By: Michael Stevens
06/02/2010 11:33 AM ET
Pensacola Beach & oil spill from Gulf of Mexico. Beach area residents are taking precautions as the oil could hit by Wednesday evening from the Gulf spill. Pensacola Beach will be one of three states that could be hit by the oil spill, but officials are still playing down the likelihood of a disaster.
“It’s inevitable that we will see it on the beaches,” Keith Wilkins, Escambia’s deputy chief of neighborhood and community services, said in a statement. A charter boat captain reported the oil Tuesday afternoon and state & local environmental officials confirmed that it was about 10 miles from Pensacola Beach. Winds are forecasted to blow from the south and west, pushing the outer edges of massive slick from the spill closer to western Panhandle beach.
Beach emergency crews began Tuesday scouring the area for oil and shoring up miles of boom. Escambia County will use it to block oil from reaching inland waterways, but plans to leave coastlines unprotected because they are too difficult to protect and easier to clean up. The oil spill’s arrival coincides with the beginning of the Panhandle’s summer tourism season, which normally brings millions of dollars to the region.
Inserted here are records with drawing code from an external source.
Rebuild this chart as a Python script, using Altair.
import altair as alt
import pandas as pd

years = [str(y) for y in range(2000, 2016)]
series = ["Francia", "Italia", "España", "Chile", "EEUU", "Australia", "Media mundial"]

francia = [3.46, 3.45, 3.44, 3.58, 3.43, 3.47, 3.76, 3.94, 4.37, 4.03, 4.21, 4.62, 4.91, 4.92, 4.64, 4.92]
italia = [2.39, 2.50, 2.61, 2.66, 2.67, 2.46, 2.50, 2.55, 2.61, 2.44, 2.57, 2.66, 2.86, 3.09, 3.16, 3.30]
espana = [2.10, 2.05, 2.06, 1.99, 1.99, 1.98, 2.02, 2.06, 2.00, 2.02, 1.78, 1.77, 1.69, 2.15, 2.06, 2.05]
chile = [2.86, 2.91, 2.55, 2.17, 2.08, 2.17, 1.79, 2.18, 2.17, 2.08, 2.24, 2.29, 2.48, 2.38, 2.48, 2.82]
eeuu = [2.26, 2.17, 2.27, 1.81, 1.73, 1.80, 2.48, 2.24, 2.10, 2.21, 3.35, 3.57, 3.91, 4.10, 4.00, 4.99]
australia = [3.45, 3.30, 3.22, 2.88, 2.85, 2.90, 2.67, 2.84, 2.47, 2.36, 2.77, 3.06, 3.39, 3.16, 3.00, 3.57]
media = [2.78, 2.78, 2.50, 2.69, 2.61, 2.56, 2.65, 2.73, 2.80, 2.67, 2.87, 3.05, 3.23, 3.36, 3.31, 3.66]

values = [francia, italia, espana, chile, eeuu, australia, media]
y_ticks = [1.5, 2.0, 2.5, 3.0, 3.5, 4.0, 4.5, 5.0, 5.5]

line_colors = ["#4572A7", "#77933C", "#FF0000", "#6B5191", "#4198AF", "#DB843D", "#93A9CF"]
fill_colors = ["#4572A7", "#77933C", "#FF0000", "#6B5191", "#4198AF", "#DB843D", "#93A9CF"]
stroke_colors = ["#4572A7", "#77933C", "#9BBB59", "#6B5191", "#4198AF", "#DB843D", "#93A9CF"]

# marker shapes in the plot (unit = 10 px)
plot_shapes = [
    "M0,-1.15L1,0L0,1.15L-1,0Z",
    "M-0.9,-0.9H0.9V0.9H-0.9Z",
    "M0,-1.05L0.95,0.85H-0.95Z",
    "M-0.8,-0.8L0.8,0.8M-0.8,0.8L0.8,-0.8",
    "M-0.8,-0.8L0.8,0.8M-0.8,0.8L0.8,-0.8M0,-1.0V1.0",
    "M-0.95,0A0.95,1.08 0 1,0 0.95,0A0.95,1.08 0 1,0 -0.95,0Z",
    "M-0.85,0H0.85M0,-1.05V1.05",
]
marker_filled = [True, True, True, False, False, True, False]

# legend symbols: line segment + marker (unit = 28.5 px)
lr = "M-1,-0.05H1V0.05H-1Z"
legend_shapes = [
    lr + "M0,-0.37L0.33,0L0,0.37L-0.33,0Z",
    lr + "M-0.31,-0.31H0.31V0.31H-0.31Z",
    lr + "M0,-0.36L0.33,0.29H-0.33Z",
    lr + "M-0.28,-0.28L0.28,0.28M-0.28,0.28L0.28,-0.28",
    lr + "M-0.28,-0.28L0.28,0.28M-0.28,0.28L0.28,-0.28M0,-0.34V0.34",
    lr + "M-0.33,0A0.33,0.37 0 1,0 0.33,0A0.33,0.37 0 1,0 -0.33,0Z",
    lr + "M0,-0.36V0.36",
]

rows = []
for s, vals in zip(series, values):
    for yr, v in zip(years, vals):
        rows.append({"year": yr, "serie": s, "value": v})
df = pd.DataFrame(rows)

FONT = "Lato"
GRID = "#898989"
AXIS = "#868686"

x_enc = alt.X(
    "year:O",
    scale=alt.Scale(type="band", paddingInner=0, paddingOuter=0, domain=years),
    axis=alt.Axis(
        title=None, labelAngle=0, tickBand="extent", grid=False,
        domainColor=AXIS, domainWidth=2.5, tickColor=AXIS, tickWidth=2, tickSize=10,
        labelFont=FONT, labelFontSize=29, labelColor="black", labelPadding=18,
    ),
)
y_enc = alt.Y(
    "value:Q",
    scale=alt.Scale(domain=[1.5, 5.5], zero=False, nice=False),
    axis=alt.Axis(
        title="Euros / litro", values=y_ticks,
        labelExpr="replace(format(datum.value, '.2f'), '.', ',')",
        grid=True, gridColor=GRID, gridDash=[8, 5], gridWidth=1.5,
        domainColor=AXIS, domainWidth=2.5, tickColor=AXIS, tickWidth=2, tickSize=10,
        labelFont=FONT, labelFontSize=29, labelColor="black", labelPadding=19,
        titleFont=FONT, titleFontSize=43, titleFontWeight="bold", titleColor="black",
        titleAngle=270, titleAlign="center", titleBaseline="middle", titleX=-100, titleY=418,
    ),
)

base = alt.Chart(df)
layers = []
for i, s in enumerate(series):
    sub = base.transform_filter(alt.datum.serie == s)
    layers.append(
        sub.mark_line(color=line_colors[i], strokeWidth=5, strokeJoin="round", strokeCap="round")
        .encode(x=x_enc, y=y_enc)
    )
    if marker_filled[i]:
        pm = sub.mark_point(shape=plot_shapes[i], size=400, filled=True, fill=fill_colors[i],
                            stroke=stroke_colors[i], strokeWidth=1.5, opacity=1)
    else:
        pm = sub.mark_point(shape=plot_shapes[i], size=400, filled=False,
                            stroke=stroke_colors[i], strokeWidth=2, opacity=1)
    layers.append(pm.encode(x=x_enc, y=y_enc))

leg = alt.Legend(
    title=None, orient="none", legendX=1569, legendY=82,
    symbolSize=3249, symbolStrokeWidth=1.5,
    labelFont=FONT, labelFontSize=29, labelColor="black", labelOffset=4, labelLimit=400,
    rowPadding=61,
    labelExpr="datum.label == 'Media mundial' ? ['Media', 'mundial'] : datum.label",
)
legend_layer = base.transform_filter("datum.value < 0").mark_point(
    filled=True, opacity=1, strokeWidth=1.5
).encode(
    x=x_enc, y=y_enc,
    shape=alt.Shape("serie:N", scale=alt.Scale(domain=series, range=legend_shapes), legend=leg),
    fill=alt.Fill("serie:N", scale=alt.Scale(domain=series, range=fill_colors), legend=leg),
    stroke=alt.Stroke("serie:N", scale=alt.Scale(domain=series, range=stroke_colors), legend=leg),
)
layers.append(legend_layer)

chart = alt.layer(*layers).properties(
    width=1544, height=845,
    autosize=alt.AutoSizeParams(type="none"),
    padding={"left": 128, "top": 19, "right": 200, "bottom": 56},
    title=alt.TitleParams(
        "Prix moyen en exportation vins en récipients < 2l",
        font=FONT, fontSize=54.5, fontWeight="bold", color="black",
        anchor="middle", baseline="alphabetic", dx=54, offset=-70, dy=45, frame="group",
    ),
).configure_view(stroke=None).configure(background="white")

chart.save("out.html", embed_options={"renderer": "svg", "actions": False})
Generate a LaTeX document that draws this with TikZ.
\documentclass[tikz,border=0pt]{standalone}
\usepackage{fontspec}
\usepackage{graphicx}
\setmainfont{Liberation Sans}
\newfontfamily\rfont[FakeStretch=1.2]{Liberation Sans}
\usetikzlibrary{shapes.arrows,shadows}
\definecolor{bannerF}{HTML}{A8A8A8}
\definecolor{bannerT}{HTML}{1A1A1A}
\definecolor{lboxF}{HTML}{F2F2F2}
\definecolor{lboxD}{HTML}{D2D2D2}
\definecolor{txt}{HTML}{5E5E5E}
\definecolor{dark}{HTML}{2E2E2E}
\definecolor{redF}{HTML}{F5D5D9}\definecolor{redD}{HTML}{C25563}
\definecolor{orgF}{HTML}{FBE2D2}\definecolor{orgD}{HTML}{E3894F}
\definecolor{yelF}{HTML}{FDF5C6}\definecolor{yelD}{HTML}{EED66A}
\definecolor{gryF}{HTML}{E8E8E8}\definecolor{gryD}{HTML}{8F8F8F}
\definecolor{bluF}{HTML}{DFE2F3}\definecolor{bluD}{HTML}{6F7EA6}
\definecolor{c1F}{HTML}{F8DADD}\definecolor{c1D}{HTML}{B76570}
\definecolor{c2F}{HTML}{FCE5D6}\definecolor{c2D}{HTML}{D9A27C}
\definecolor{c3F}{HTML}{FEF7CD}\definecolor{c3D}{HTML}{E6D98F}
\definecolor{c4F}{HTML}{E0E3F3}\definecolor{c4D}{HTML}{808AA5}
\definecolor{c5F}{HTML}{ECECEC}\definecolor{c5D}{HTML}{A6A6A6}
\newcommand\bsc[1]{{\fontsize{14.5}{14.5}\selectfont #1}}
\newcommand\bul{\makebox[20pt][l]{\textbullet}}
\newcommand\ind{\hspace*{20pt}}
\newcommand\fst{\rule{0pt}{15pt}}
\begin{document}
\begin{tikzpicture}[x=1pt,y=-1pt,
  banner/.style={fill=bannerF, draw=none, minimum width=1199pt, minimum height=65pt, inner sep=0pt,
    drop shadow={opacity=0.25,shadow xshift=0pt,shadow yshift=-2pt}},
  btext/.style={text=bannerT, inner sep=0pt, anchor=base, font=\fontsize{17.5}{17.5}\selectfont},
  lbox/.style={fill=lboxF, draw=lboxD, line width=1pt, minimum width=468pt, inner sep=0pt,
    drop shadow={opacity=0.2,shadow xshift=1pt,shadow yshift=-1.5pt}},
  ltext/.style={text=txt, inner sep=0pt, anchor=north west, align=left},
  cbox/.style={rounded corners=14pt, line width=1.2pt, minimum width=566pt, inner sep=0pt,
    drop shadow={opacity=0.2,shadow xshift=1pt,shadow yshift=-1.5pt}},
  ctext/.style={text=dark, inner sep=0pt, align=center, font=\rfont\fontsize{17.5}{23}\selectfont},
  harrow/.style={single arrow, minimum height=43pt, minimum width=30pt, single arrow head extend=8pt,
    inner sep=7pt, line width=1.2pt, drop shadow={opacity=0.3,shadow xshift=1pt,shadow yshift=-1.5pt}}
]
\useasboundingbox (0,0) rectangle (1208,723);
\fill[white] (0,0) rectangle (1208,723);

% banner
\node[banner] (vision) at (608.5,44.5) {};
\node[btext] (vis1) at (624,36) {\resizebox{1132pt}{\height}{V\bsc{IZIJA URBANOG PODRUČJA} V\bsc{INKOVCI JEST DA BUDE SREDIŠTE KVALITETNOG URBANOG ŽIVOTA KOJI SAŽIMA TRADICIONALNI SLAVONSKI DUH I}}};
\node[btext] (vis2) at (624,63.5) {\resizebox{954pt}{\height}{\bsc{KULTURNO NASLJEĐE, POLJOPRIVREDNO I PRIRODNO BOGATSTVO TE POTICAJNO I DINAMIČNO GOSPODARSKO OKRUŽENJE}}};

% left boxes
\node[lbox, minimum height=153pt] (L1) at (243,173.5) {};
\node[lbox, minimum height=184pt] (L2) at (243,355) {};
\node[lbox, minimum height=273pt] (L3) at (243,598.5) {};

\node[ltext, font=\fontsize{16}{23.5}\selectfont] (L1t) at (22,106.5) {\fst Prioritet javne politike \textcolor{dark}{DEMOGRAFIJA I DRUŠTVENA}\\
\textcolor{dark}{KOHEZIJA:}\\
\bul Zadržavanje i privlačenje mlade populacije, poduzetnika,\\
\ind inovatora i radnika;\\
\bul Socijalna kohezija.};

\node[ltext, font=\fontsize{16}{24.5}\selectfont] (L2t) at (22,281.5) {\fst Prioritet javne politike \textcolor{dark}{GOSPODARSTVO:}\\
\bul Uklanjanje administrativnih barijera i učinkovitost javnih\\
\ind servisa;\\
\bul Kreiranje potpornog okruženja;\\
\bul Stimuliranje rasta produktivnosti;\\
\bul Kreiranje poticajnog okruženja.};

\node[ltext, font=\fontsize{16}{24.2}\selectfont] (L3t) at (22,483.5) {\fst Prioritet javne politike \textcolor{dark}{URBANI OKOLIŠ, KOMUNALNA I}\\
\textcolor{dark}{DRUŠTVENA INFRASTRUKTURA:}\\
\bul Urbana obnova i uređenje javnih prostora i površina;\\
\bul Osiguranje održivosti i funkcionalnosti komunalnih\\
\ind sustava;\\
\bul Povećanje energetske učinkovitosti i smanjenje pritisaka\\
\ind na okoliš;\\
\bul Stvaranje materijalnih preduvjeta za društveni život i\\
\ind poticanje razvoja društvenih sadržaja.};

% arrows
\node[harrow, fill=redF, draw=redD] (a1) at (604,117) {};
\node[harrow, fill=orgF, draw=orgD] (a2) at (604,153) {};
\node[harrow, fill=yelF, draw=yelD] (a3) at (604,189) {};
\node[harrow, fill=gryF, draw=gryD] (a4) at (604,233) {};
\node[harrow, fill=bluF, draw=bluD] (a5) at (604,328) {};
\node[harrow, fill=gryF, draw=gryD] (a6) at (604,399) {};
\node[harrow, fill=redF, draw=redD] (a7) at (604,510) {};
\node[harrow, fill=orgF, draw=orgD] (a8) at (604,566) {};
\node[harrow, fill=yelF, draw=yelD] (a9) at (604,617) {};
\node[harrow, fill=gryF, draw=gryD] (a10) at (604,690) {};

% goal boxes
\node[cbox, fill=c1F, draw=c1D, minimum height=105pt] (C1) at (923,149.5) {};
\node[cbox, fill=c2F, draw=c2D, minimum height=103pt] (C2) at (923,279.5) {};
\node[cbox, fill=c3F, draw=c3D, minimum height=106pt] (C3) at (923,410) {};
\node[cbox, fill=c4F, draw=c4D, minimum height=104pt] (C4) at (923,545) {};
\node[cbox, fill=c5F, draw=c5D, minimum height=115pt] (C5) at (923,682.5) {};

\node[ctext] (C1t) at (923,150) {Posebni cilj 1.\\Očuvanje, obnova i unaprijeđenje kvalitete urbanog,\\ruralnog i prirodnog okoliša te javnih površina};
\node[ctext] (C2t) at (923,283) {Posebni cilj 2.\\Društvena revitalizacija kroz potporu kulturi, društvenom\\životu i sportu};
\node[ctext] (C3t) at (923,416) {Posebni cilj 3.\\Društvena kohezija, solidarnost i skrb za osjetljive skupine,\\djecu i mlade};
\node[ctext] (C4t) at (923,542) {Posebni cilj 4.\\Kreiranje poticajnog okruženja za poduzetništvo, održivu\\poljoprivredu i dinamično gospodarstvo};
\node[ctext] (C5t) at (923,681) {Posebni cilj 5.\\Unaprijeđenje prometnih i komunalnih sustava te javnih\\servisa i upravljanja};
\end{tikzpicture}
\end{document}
Oil has been creeping toward Florida since the Deepwater Horizon rig exploded on April 20, killing 11 workers and eventually collapsing into the Gulf of Mexico. An estimated 20 million to 40 million gallons of crude has spewed into the Gulf, eclipsing the 11 million that leaked from the Exxon Valdez disaster. The rig was being operated by petroleum giant BP, which has tried unsuccessfully for six weeks to stop the leak.